-------- Material for this task --------
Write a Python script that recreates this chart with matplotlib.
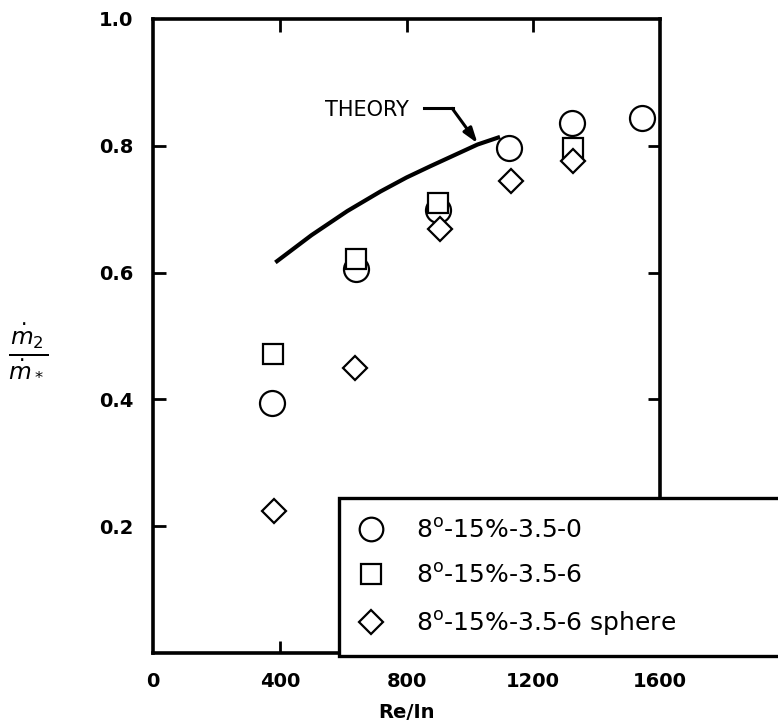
--------
-------- Material for this task --------
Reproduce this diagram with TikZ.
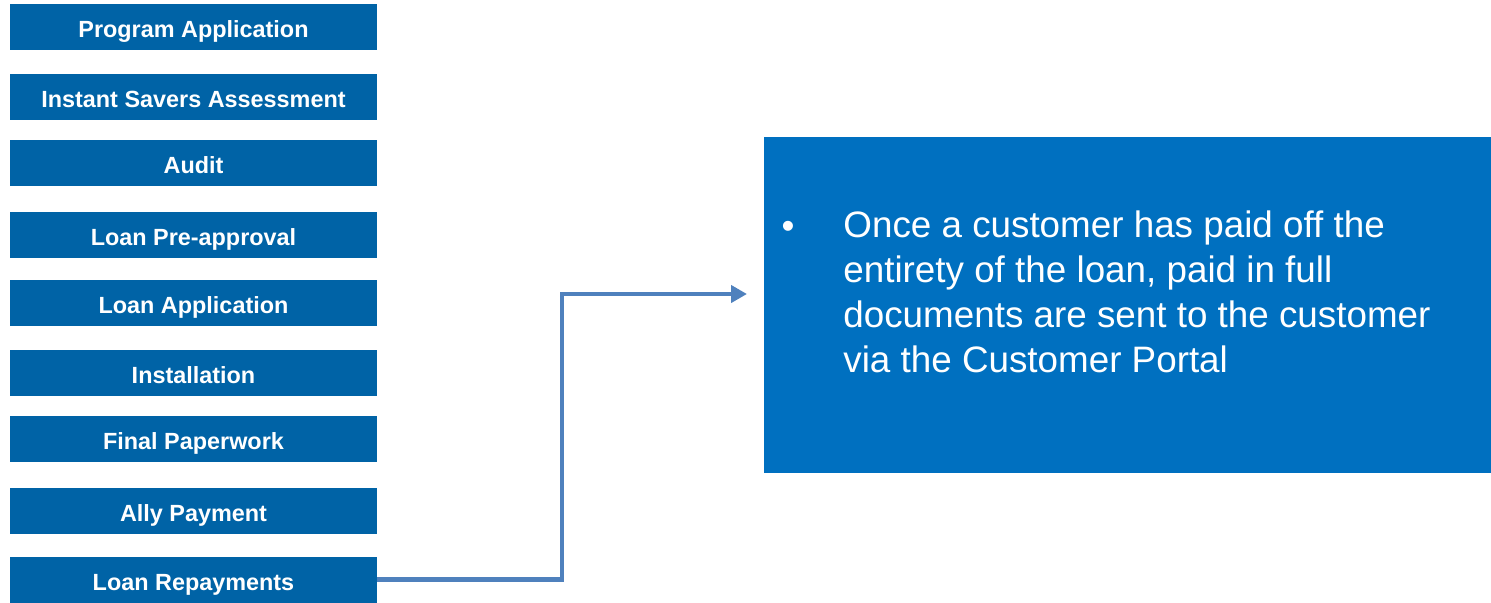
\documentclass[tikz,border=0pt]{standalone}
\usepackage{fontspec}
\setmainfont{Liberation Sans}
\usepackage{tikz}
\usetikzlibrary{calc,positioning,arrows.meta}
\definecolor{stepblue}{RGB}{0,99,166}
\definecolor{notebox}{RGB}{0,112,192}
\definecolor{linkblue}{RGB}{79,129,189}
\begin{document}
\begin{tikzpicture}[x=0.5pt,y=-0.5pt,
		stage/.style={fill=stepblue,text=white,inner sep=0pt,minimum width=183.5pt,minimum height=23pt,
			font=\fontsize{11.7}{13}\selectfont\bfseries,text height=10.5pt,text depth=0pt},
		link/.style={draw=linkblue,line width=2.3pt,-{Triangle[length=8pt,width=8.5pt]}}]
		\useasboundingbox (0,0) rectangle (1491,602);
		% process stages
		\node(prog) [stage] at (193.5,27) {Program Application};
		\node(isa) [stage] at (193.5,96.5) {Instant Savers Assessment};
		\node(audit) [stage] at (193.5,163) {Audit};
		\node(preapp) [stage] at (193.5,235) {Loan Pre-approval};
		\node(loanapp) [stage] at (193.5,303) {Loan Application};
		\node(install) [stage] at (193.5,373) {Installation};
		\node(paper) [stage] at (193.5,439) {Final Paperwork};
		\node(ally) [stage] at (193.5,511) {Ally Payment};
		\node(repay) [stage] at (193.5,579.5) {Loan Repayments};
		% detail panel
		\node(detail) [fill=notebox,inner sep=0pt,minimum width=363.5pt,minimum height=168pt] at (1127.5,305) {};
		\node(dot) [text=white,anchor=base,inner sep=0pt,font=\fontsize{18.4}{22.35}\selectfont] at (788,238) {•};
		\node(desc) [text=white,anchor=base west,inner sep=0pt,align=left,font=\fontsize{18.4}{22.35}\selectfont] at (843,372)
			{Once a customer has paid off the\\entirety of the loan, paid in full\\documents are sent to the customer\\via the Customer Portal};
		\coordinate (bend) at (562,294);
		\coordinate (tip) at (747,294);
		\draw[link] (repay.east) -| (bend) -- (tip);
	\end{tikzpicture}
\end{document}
--------
**Instructions to follow:**
Show all lines in the entries above where the string "with" appears.

**Worked solution:**
Write a Python script that recreates this chart with matplotlib.
Reproduce this diagram with TikZ.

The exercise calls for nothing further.